Staf Khusus Menteri Keuangan Bidang Komunikasi Strategis Yustinus Prastowo mengatakan salah satu alasan revisi ketentuan PPN ialah penerimaannya yang belum optimal. Hal ini terjadi karena pengecualian dan fasilitas PPN di Indonesia yang banyak.
"Kenapa sih penerimaan PPN kita belum optimal? Ini salah satu jawabannya, terlalu banyak pengecualian dan fasilitas. Indonesia negara dengan pengecualian terbanyak," tulis dia melalui akun Twitternya dikutip di Jakarta, Kamis, 10 Juni 2021.
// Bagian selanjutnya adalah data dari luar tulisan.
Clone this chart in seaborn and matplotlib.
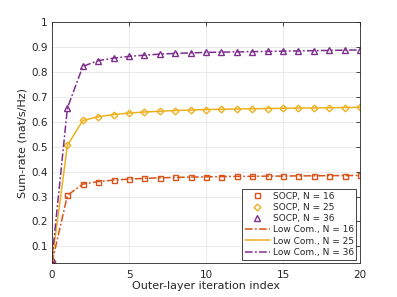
import numpy as np
import pandas as pd
import matplotlib
matplotlib.use("Agg")
import matplotlib.pyplot as plt
import seaborn as sns

iters = list(range(0, 21))
socp_16 = [0.035, 0.305, 0.350, 0.360, 0.366, 0.370, 0.373, 0.375, 0.377, 0.378, 0.379,
           0.380, 0.381, 0.381, 0.382, 0.382, 0.383, 0.383, 0.384, 0.384, 0.385]
socp_25 = [0.040, 0.505, 0.605, 0.620, 0.629, 0.635, 0.639, 0.642, 0.645, 0.647, 0.649,
           0.650, 0.651, 0.652, 0.653, 0.654, 0.655, 0.655, 0.656, 0.657, 0.658]
socp_36 = [0.050, 0.655, 0.822, 0.845, 0.855, 0.862, 0.867, 0.871, 0.874, 0.876, 0.878,
           0.879, 0.880, 0.881, 0.882, 0.883, 0.884, 0.885, 0.886, 0.887, 0.888]
lowcom_16 = socp_16
lowcom_25 = socp_25
lowcom_36 = socp_36

names_socp = ["SOCP, N = 16", "SOCP, N = 25", "SOCP, N = 36"]
names_low = ["Low Com., N = 16", "Low Com., N = 25", "Low Com., N = 36"]
colors = ["#D95319", "#EDB120", "#7E2F8E"]
markers = ["s", "D", "^"]
msizes = [3.6, 3.4, 4.6]
styles = [(0, (5, 1.5, 1.2, 1.5)), "-", (0, (5, 1.5, 1.2, 1.5))]

sns.set_style("whitegrid")
plt.rcParams['font.family'] = ['DejaVu Sans']

fig = plt.figure(figsize=(3.97, 2.97), dpi=100)
ax = fig.add_axes([0.131, 0.114, 0.776, 0.812])

socp = [socp_16, socp_25, socp_36]
low = [lowcom_16, lowcom_25, lowcom_36]

for i in range(3):
    df = pd.DataFrame({"x": iters, "y": socp[i]})
    sns.lineplot(data=df, x="x", y="y", ax=ax, linestyle="none", marker=markers[i],
                 markersize=msizes[i], markerfacecolor="none",
                 markeredgecolor=colors[i], markeredgewidth=1.0, color=colors[i],
                 label=names_socp[i])
for i in range(3):
    df = pd.DataFrame({"x": iters, "y": low[i]})
    sns.lineplot(data=df, x="x", y="y", ax=ax, color=colors[i], linewidth=1.1,
                 linestyle=styles[i], label=names_low[i])

ax.set_xlim(0, 20)
ax.set_ylim(0.033, 1.0)
ax.set_xticks([0, 5, 10, 15, 20])
ax.set_yticks([0.1, 0.2, 0.3, 0.4, 0.5, 0.6, 0.7, 0.8, 0.9, 1.0])
ax.set_yticklabels(["0.1", "0.2", "0.3", "0.4", "0.5", "0.6", "0.7", "0.8", "0.9", "1"])
ax.set_xlabel("Outer-layer iteration index", fontsize=8, color="#262626", labelpad=1)
ax.set_ylabel("Sum-rate (nat/s/Hz)", fontsize=8, color="#262626", labelpad=3)
ax.tick_params(axis="both", labelsize=7.5, colors="#262626", direction="in",
               length=3, width=0.6, top=True, right=True)
ax.tick_params(axis="x", pad=5)
ax.tick_params(axis="y", pad=3)
ax.grid(True, color="#e6e6e6", linewidth=0.6)
for s in ax.spines.values():
    s.set_visible(True)
    s.set_color("#262626")
    s.set_linewidth(0.6)

leg = ax.legend(loc="lower right", fontsize=6.5, frameon=True, fancybox=False,
                edgecolor="#262626", framealpha=1, borderpad=0.3, labelspacing=0.25,
                handlelength=2.8, handletextpad=0.3, borderaxespad=0.4)
leg.get_frame().set_linewidth(0.6)

fig.savefig("out.png", dpi=100)
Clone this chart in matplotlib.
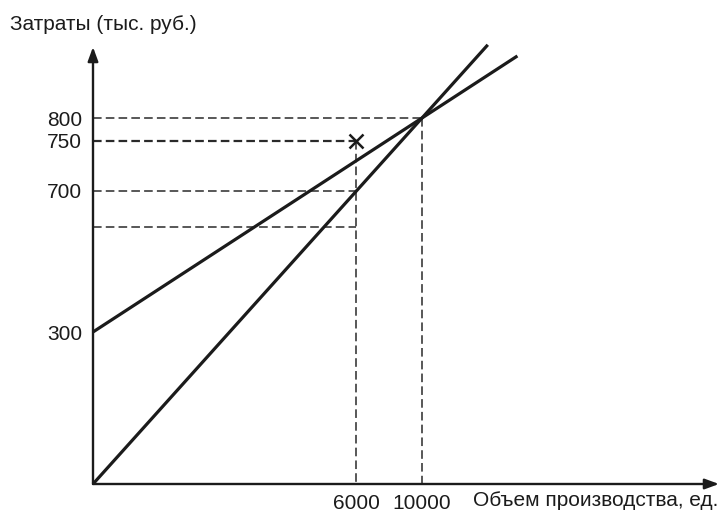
"""Break-even schematic: fixed + variable costs vs. revenue (not to scale)."""
import numpy as np
import matplotlib
matplotlib.use("Agg")
import matplotlib.pyplot as plt

# --- data -------------------------------------------------------------
x_ticks = [6000, 10000]
x_tick_labels = ["6000", "10000"]
y_ticks = [300, 700, 750, 800]
y_tick_labels = ["300", "700", "750", "800"]

fixed_cost = 300
breakeven_volume = 10000
breakeven_value = 800
plan_volume = 6000
plan_target = 750      # the cross
plan_revenue = 700
plan_low = 600         # unlabelled dashed level

# --- schematic (non-proportional) scale: value -> distance from origin, px
x_anchor_vals = [0, 6000, 10000]
x_anchor_pos = [0, 263, 329]
y_anchor_vals = [0, 300, 600, 700, 750, 800]
y_anchor_pos = [0, 152, 257, 293, 343, 366]


def piecewise(src, dst):
    src = np.asarray(src, float)
    dst = np.asarray(dst, float)
    lo = (dst[1] - dst[0]) / (src[1] - src[0])
    hi = (dst[-1] - dst[-2]) / (src[-1] - src[-2])

    def f(v):
        v = np.asarray(v, float)
        out = np.interp(v, src, dst)
        out = np.where(v < src[0], dst[0] + (v - src[0]) * lo, out)
        out = np.where(v > src[-1], dst[-1] + (v - src[-1]) * hi, out)
        return out
    return f


fx, ix = piecewise(x_anchor_vals, x_anchor_pos), piecewise(x_anchor_pos, x_anchor_vals)
fy, iy = piecewise(y_anchor_vals, y_anchor_pos), piecewise(y_anchor_pos, y_anchor_vals)


def extend(p0, p1, k):
    """Point k times as far from p0 as p1, measured on screen."""
    a = np.array([fx(p0[0]), fy(p0[1])])
    b = np.array([fx(p1[0]), fy(p1[1])])
    e = a + k * (b - a)
    return float(ix(e[0])), float(iy(e[1]))


plt.rcParams["font.family"] = ["Liberation Sans", "DejaVu Sans"]
plt.rcParams["font.size"] = 15
plt.rcParams["lines.scale_dashes"] = False

W, H = 721, 512
ox, oy = 93, 484          # origin in image px
fig = plt.figure(figsize=(W / 100, H / 100), dpi=100)
ax = fig.add_axes([ox / W, (H - oy) / H, (W - 2 - ox) / W, (oy - 47) / H])
ax.set_xscale("function", functions=(fx, ix))
ax.set_yscale("function", functions=(fy, iy))
ax.set_xlim(0, float(ix(W - 2 - ox)))
ax.set_ylim(0, float(iy(oy - 47)))
for s in ax.spines.values():
    s.set_visible(False)
ax.patch.set_visible(False)

ink = "#1b1b1b"
dash = dict(color="#2a2a2a", lw=1.1, dashes=(6.2, 3.0), clip_on=False)

# guide lines
ax.plot([0, breakeven_volume], [breakeven_value] * 2, **dash)
ax.plot([breakeven_volume] * 2, [breakeven_value, 0], **dash)
ax.plot([0, plan_volume], [plan_target] * 2, **{**dash, "lw": 1.6})
ax.plot([0, plan_volume], [plan_revenue] * 2, **dash)
ax.plot([0, plan_volume], [plan_low] * 2, **dash)
ax.plot([plan_volume] * 2, [plan_target, 0], **dash)

# cost and revenue lines
ce = extend((0, fixed_cost), (breakeven_volume, breakeven_value), 1.29)
re = extend((0, 0), (breakeven_volume, breakeven_value), 1.2)
ax.plot([0, breakeven_volume, ce[0]], [fixed_cost, breakeven_value, ce[1]],
        color=ink, lw=2.3, solid_capstyle="butt", clip_on=False)
ax.plot([0, breakeven_volume, re[0]], [0, breakeven_value, re[1]],
        color=ink, lw=2.3, solid_capstyle="butt", clip_on=False)

ax.plot([plan_volume], [plan_target], marker="x", ms=10, mew=1.8, color=ink,
        clip_on=False)

# axes with arrows
arr = dict(arrowstyle="-|>,head_length=0.6,head_width=0.22", color=ink, lw=1.7,
           mutation_scale=14, shrinkA=0, shrinkB=0)
ax.annotate("", xy=(1, 0), xycoords=("axes fraction", "data"),
            xytext=(0, 0), textcoords="data", arrowprops=arr)
ax.annotate("", xy=(0, 1), xycoords=("data", "axes fraction"),
            xytext=(0, 0), textcoords="data", arrowprops=arr)

ax.set_xticks(x_ticks, labels=x_tick_labels)
ax.set_yticks(y_ticks, labels=y_tick_labels)
ax.minorticks_off()
ax.tick_params(length=0, colors=ink)
ax.tick_params(axis="y", pad=8)
ax.tick_params(axis="x", pad=7)

fig.text(10 / W, 1 - 25 / H, "Затраты (тыс. руб.)", ha="left", va="center",
         color=ink)
fig.text(1 - 3 / W, 1 - 500 / H, "Объем производства, ед.", ha="right",
         va="center", color=ink)

fig.savefig("out.png", dpi=100, facecolor="white")
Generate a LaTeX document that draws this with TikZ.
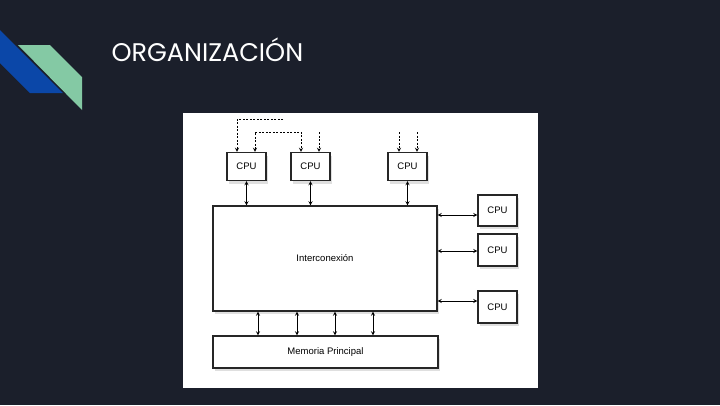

Dalam cuitannya, Indonesia memiliki pengecualian PPN untuk barang pertanian, peternakan, perikanan, tambang, kebutuhan pokok, emas, uang, surat berharga, makanan/minuman di restoran. Selain itu masih ada 17 kelompok jasa yang dibebaskan PPN.
Selain pengecualian tadi, Indonesia masih memberikan fasilitas berupa pembebasan PPN di kawasan FTZ, Kawasan Ekonomi Khusus (KEK), hingga kawasan berikat untuk barang tertentu dan strategis jasa tertentu.
Padahal negara seperti Tiongkok tidak memiliki barang dan jasa yang dikecualikan dari PPN, dengan kata lain seluruhnya dikenakan pajak. Sedangkan fasilitas PPN hanya diberikan di kawasan Special Economic Zone sama seperti di India.
Meski begitu, India masih membebaskan pengenaan PPN untuk barang seperti cereal, sayur dan buah, transfer of going concern. Selain itu, perhotelan di bawah 1.000 rupee India per hari dan sewa properti tempat tinggal juga dibebaskan dari PPN.
Sementara itu, Thailand memberikan pembebasan PPN untuk barang pertanian, peternakan, perikanan, koran dan buku, pupuk, jasa kesehatan, jasa angkutan umum, dan leasing properti. Fasilitas juga diberikan di kawasan FTZ maupun kawasan berikat.
Di Singapura, meski tak ada fasilitas pembebasan PPN namun ada pengecualian untuk properti tempat tinggal, logam berharga, barang untuk keperluan investasi, jasa keuangan, sewa properti tempat tinggal yang semuanya tidak dikenai PPN.